■ Short problem:
Below is a listing; print exactly its lines from the one containing "Emit a web page" down to the one containing "8.55, 7.5, 6.35];", both inclusive, with every picture left out.

## BEGIN Listing

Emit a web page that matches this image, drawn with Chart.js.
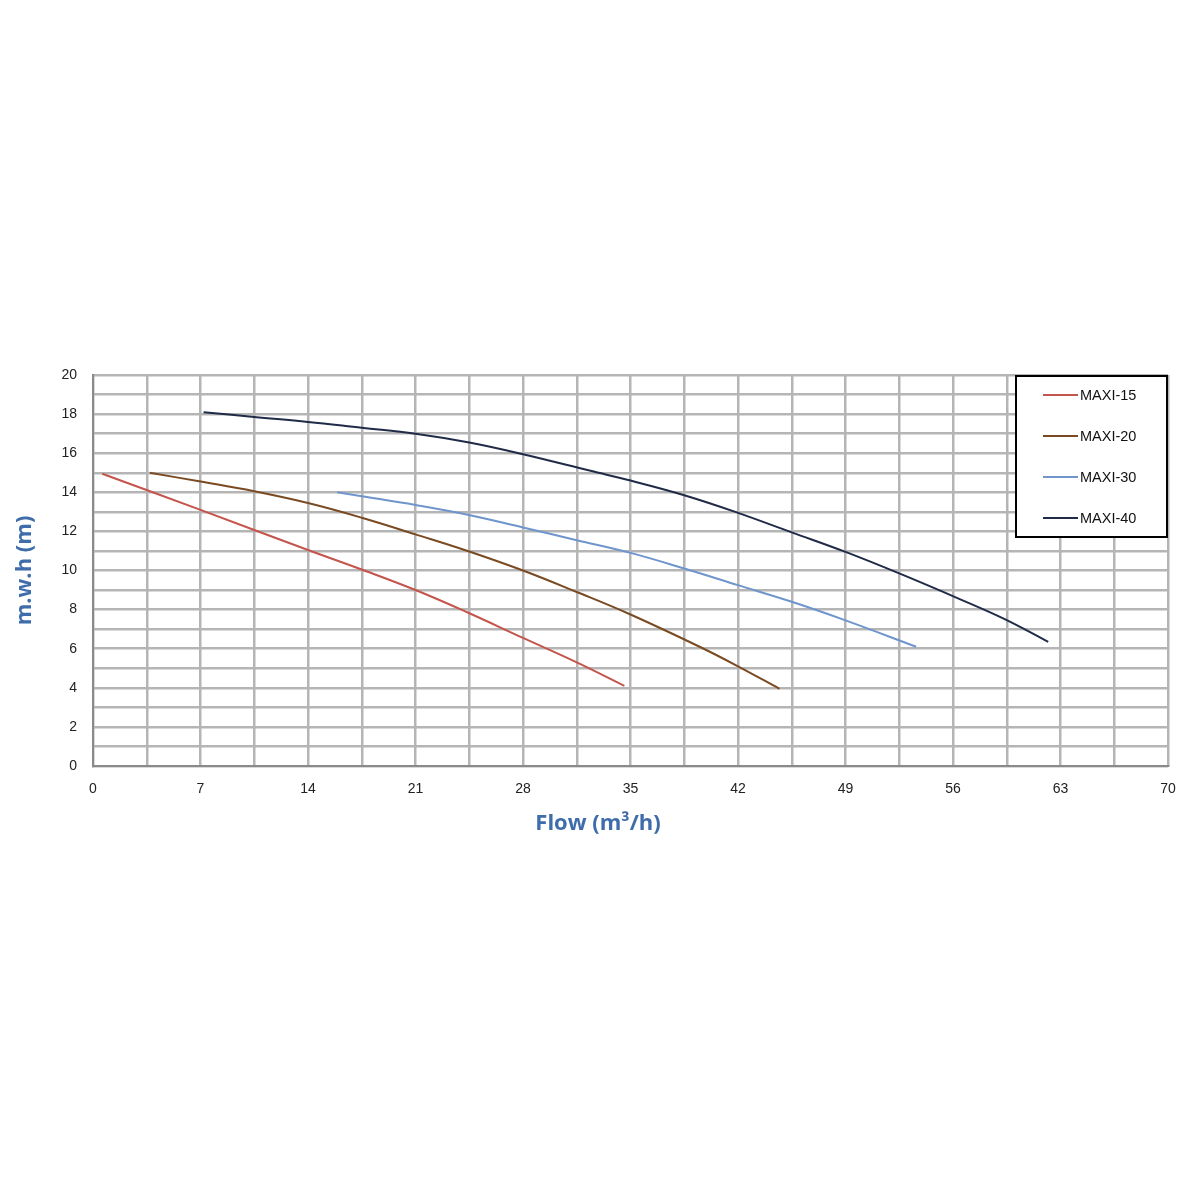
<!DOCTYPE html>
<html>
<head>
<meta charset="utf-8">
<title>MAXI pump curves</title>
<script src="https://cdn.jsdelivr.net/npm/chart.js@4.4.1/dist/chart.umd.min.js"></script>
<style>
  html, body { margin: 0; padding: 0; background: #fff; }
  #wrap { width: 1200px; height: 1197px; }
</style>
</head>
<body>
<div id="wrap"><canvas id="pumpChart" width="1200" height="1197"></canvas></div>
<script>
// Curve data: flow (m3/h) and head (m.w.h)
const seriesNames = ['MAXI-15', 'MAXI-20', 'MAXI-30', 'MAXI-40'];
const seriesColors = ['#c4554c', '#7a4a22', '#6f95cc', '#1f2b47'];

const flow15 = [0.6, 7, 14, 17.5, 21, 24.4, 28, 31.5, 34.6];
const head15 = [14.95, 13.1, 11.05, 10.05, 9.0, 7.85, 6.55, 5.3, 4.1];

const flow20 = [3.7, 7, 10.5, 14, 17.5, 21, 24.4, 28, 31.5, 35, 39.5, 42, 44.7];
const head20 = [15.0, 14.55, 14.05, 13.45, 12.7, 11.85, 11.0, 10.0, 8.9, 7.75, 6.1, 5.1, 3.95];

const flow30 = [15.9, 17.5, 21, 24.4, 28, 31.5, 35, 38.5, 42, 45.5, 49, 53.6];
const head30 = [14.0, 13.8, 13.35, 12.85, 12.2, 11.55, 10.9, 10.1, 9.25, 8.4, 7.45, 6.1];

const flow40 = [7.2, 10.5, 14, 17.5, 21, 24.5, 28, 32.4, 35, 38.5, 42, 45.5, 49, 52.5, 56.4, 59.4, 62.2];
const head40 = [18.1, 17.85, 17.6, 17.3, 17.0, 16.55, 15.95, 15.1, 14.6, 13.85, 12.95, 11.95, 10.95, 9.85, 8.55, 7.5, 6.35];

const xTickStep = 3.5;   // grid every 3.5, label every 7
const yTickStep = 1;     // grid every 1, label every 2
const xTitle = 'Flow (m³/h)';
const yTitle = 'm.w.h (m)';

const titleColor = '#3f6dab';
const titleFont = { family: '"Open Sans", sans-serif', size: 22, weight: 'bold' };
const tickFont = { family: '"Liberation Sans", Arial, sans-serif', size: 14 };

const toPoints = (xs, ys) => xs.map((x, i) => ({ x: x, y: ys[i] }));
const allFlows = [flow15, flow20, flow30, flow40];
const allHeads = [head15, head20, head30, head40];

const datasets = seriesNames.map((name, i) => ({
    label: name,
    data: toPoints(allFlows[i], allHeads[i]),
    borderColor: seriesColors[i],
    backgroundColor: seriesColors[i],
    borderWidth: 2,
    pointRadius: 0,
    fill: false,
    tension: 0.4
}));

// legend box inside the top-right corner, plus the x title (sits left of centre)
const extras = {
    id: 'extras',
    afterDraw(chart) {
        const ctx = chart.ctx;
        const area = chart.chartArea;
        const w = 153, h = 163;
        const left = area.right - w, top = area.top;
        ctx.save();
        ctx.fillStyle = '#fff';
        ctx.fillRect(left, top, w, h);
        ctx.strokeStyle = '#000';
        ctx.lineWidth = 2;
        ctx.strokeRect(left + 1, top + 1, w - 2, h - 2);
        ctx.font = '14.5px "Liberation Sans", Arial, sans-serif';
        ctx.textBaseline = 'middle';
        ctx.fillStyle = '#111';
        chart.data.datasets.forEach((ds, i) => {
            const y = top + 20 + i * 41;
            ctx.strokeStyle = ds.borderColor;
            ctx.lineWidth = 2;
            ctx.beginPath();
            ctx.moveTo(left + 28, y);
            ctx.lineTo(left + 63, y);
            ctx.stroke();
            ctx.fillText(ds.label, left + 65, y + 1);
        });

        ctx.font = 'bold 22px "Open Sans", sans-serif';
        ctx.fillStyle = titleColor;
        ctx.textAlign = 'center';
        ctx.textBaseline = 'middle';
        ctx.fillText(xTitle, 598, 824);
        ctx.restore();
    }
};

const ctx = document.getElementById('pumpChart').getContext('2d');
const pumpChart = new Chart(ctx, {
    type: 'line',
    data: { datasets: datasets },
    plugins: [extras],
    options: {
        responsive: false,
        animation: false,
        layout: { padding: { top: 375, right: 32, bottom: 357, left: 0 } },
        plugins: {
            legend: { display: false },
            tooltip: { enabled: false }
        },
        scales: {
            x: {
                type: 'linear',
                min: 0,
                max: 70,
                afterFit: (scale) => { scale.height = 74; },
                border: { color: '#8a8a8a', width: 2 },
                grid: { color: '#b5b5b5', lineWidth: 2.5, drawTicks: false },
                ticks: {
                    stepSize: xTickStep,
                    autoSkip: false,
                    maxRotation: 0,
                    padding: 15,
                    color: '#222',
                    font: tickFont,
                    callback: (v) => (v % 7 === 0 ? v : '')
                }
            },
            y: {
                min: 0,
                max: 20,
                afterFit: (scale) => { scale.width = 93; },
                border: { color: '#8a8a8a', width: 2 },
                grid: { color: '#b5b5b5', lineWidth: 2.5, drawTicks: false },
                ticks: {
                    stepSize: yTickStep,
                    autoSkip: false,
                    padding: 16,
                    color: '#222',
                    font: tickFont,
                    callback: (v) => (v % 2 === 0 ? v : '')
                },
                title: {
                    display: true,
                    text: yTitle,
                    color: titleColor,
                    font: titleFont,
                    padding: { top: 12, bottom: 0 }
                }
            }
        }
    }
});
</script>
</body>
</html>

## END Listing
## BEGIN Listing

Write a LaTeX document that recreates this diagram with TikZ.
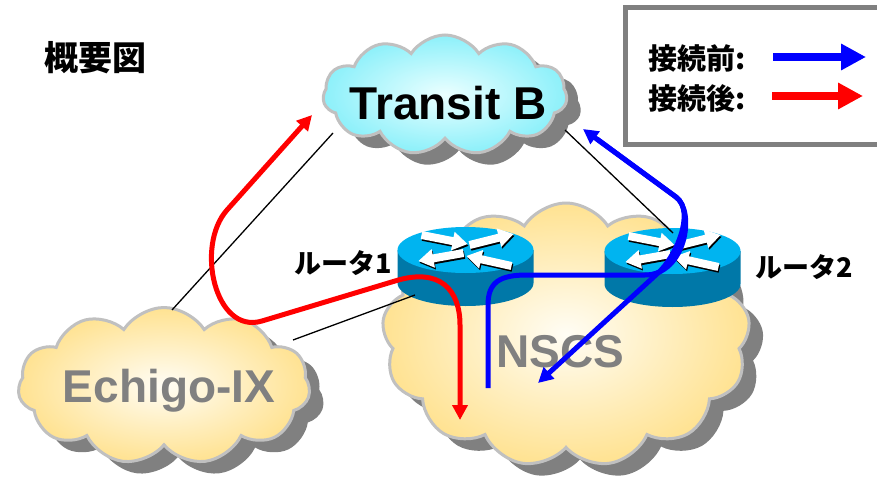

## END Listing

■ Completed exercise:
Emit a web page that matches this image, drawn with Chart.js.
<!DOCTYPE html>
<html>
<head>
<meta charset="utf-8">
<title>MAXI pump curves</title>
<script src="https://cdn.jsdelivr.net/npm/chart.js@4.4.1/dist/chart.umd.min.js"></script>
<style>
  html, body { margin: 0; padding: 0; background: #fff; }
  #wrap { width: 1200px; height: 1197px; }
</style>
</head>
<body>
<div id="wrap"><canvas id="pumpChart" width="1200" height="1197"></canvas></div>
<script>
// Curve data: flow (m3/h) and head (m.w.h)
const seriesNames = ['MAXI-15', 'MAXI-20', 'MAXI-30', 'MAXI-40'];
const seriesColors = ['#c4554c', '#7a4a22', '#6f95cc', '#1f2b47'];

const flow15 = [0.6, 7, 14, 17.5, 21, 24.4, 28, 31.5, 34.6];
const head15 = [14.95, 13.1, 11.05, 10.05, 9.0, 7.85, 6.55, 5.3, 4.1];

const flow20 = [3.7, 7, 10.5, 14, 17.5, 21, 24.4, 28, 31.5, 35, 39.5, 42, 44.7];
const head20 = [15.0, 14.55, 14.05, 13.45, 12.7, 11.85, 11.0, 10.0, 8.9, 7.75, 6.1, 5.1, 3.95];

const flow30 = [15.9, 17.5, 21, 24.4, 28, 31.5, 35, 38.5, 42, 45.5, 49, 53.6];
const head30 = [14.0, 13.8, 13.35, 12.85, 12.2, 11.55, 10.9, 10.1, 9.25, 8.4, 7.45, 6.1];

const flow40 = [7.2, 10.5, 14, 17.5, 21, 24.5, 28, 32.4, 35, 38.5, 42, 45.5, 49, 52.5, 56.4, 59.4, 62.2];
const head40 = [18.1, 17.85, 17.6, 17.3, 17.0, 16.55, 15.95, 15.1, 14.6, 13.85, 12.95, 11.95, 10.95, 9.85, 8.55, 7.5, 6.35];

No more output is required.